▸ REQUIRED TASK
In your copy, include every line of the listing below exactly but none of the pictures.

-------- RECORDED DATA --------

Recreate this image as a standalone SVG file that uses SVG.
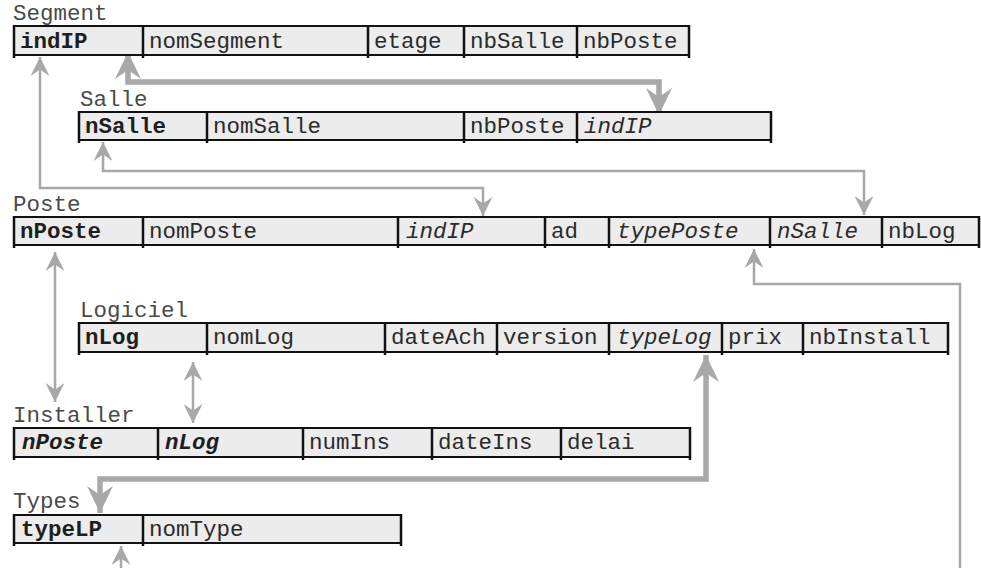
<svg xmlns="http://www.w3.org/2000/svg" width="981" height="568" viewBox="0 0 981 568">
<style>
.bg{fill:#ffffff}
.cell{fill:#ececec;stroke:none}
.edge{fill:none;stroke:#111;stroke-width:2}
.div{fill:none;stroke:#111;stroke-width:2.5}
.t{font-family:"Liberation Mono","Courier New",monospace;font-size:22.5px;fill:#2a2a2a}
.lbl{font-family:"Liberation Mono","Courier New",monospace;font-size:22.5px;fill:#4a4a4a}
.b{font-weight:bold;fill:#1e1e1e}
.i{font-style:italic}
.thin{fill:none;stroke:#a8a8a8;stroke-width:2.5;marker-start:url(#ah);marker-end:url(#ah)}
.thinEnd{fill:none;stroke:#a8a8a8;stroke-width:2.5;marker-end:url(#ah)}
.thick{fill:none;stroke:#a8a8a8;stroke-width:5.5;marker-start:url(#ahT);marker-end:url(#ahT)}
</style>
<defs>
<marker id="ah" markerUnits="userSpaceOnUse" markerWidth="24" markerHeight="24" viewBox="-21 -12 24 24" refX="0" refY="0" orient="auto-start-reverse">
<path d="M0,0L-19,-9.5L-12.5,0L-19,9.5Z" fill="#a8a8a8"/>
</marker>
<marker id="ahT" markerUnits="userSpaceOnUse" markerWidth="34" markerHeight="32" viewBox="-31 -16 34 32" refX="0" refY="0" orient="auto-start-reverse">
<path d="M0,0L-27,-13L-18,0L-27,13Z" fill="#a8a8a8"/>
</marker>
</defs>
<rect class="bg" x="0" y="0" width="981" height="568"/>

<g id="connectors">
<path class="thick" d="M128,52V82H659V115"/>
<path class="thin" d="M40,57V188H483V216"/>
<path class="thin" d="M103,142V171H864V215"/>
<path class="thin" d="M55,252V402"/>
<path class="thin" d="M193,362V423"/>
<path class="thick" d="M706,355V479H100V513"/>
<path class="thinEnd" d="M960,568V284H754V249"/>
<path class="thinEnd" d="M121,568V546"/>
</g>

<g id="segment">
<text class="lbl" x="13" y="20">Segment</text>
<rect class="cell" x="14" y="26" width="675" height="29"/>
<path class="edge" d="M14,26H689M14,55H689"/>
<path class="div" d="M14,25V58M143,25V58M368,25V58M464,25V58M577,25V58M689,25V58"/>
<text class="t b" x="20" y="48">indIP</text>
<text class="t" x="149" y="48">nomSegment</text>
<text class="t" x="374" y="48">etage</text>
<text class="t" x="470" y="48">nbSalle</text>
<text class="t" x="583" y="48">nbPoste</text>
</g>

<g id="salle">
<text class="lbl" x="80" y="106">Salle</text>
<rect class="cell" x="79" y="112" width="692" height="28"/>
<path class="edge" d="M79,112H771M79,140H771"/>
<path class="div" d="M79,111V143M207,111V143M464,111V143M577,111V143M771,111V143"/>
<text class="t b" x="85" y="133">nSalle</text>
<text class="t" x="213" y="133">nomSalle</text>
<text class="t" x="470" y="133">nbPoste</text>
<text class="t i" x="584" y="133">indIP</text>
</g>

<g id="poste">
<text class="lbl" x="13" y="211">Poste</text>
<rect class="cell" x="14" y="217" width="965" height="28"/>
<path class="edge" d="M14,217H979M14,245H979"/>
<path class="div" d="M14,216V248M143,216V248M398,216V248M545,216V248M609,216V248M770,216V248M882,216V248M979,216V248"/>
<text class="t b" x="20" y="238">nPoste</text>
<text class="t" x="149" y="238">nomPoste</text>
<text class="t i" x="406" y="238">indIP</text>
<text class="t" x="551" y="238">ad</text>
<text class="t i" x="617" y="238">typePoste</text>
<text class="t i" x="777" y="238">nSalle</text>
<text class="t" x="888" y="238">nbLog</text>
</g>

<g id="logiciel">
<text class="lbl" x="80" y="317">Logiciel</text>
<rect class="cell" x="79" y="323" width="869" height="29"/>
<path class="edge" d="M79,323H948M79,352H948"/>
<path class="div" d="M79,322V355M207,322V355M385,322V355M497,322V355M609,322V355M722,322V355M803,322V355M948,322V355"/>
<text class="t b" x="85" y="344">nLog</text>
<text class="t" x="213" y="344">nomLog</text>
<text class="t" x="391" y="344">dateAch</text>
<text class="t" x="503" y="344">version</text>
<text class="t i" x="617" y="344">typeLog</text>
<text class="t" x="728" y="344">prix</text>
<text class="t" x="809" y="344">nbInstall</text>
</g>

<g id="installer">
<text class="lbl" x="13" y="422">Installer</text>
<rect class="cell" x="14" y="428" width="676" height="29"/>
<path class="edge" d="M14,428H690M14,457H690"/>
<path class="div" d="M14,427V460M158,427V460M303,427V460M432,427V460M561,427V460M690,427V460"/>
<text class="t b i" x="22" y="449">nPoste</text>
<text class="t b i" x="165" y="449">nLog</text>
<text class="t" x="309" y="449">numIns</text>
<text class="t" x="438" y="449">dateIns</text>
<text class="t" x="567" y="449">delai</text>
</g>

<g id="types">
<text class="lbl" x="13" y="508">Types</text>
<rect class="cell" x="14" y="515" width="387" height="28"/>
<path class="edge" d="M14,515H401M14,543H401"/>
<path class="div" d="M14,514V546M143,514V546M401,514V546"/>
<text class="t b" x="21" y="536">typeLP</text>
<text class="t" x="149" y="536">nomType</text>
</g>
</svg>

--------

▸ RESPONSE TO THE TASK
Recreate this image as a standalone SVG file that uses SVG.
<svg xmlns="http://www.w3.org/2000/svg" width="981" height="568" viewBox="0 0 981 568">
<style>
.bg{fill:#ffffff}
.cell{fill:#ececec;stroke:none}
.edge{fill:none;stroke:#111;stroke-width:2}
.div{fill:none;stroke:#111;stroke-width:2.5}
.t{font-family:"Liberation Mono","Courier New",monospace;font-size:22.5px;fill:#2a2a2a}
.lbl{font-family:"Liberation Mono","Courier New",monospace;font-size:22.5px;fill:#4a4a4a}
.b{font-weight:bold;fill:#1e1e1e}
.i{font-style:italic}
.thin{fill:none;stroke:#a8a8a8;stroke-width:2.5;marker-start:url(#ah);marker-end:url(#ah)}
.thinEnd{fill:none;stroke:#a8a8a8;stroke-width:2.5;marker-end:url(#ah)}
.thick{fill:none;stroke:#a8a8a8;stroke-width:5.5;marker-start:url(#ahT);marker-end:url(#ahT)}
</style>
<defs>
<marker id="ah" markerUnits="userSpaceOnUse" markerWidth="24" markerHeight="24" viewBox="-21 -12 24 24" refX="0" refY="0" orient="auto-start-reverse">
<path d="M0,0L-19,-9.5L-12.5,0L-19,9.5Z" fill="#a8a8a8"/>
</marker>
<marker id="ahT" markerUnits="userSpaceOnUse" markerWidth="34" markerHeight="32" viewBox="-31 -16 34 32" refX="0" refY="0" orient="auto-start-reverse">
<path d="M0,0L-27,-13L-18,0L-27,13Z" fill="#a8a8a8"/>
</marker>
</defs>
<rect class="bg" x="0" y="0" width="981" height="568"/>

<g id="connectors">
<path class="thick" d="M128,52V82H659V115"/>
<path class="thin" d="M40,57V188H483V216"/>
<path class="thin" d="M103,142V171H864V215"/>
<path class="thin" d="M55,252V402"/>
<path class="thin" d="M193,362V423"/>
<path class="thick" d="M706,355V479H100V513"/>
<path class="thinEnd" d="M960,568V284H754V249"/>
<path class="thinEnd" d="M121,568V546"/>
</g>

<g id="segment">
<text class="lbl" x="13" y="20">Segment</text>
<rect class="cell" x="14" y="26" width="675" height="29"/>
<path class="edge" d="M14,26H689M14,55H689"/>
<path class="div" d="M14,25V58M143,25V58M368,25V58M464,25V58M577,25V58M689,25V58"/>
<text class="t b" x="20" y="48">indIP</text>
<text class="t" x="149" y="48">nomSegment</text>
<text class="t" x="374" y="48">etage</text>
<text class="t" x="470" y="48">nbSalle</text>
<text class="t" x="583" y="48">nbPoste</text>
</g>

<g id="salle">
<text class="lbl" x="80" y="106">Salle</text>
<rect class="cell" x="79" y="112" width="692" height="28"/>
<path class="edge" d="M79,112H771M79,140H771"/>
<path class="div" d="M79,111V143M207,111V143M464,111V143M577,111V143M771,111V143"/>
<text class="t b" x="85" y="133">nSalle</text>
<text class="t" x="213" y="133">nomSalle</text>
<text class="t" x="470" y="133">nbPoste</text>
<text class="t i" x="584" y="133">indIP</text>
</g>

<g id="poste">
<text class="lbl" x="13" y="211">Poste</text>
<rect class="cell" x="14" y="217" width="965" height="28"/>
<path class="edge" d="M14,217H979M14,245H979"/>
<path class="div" d="M14,216V248M143,216V248M398,216V248M545,216V248M609,216V248M770,216V248M882,216V248M979,216V248"/>
<text class="t b" x="20" y="238">nPoste</text>
<text class="t" x="149" y="238">nomPoste</text>
<text class="t i" x="406" y="238">indIP</text>
<text class="t" x="551" y="238">ad</text>
<text class="t i" x="617" y="238">typePoste</text>
<text class="t i" x="777" y="238">nSalle</text>
<text class="t" x="888" y="238">nbLog</text>
</g>

<g id="logiciel">
<text class="lbl" x="80" y="317">Logiciel</text>
<rect class="cell" x="79" y="323" width="869" height="29"/>
<path class="edge" d="M79,323H948M79,352H948"/>
<path class="div" d="M79,322V355M207,322V355M385,322V355M497,322V355M609,322V355M722,322V355M803,322V355M948,322V355"/>
<text class="t b" x="85" y="344">nLog</text>
<text class="t" x="213" y="344">nomLog</text>
<text class="t" x="391" y="344">dateAch</text>
<text class="t" x="503" y="344">version</text>
<text class="t i" x="617" y="344">typeLog</text>
<text class="t" x="728" y="344">prix</text>
<text class="t" x="809" y="344">nbInstall</text>
</g>

<g id="installer">
<text class="lbl" x="13" y="422">Installer</text>
<rect class="cell" x="14" y="428" width="676" height="29"/>
<path class="edge" d="M14,428H690M14,457H690"/>
<path class="div" d="M14,427V460M158,427V460M303,427V460M432,427V460M561,427V460M690,427V460"/>
<text class="t b i" x="22" y="449">nPoste</text>
<text class="t b i" x="165" y="449">nLog</text>
<text class="t" x="309" y="449">numIns</text>
<text class="t" x="438" y="449">dateIns</text>
<text class="t" x="567" y="449">delai</text>
</g>

<g id="types">
<text class="lbl" x="13" y="508">Types</text>
<rect class="cell" x="14" y="515" width="387" height="28"/>
<path class="edge" d="M14,515H401M14,543H401"/>
<path class="div" d="M14,514V546M143,514V546M401,514V546"/>
<text class="t b" x="21" y="536">typeLP</text>
<text class="t" x="149" y="536">nomType</text>
</g>
</svg>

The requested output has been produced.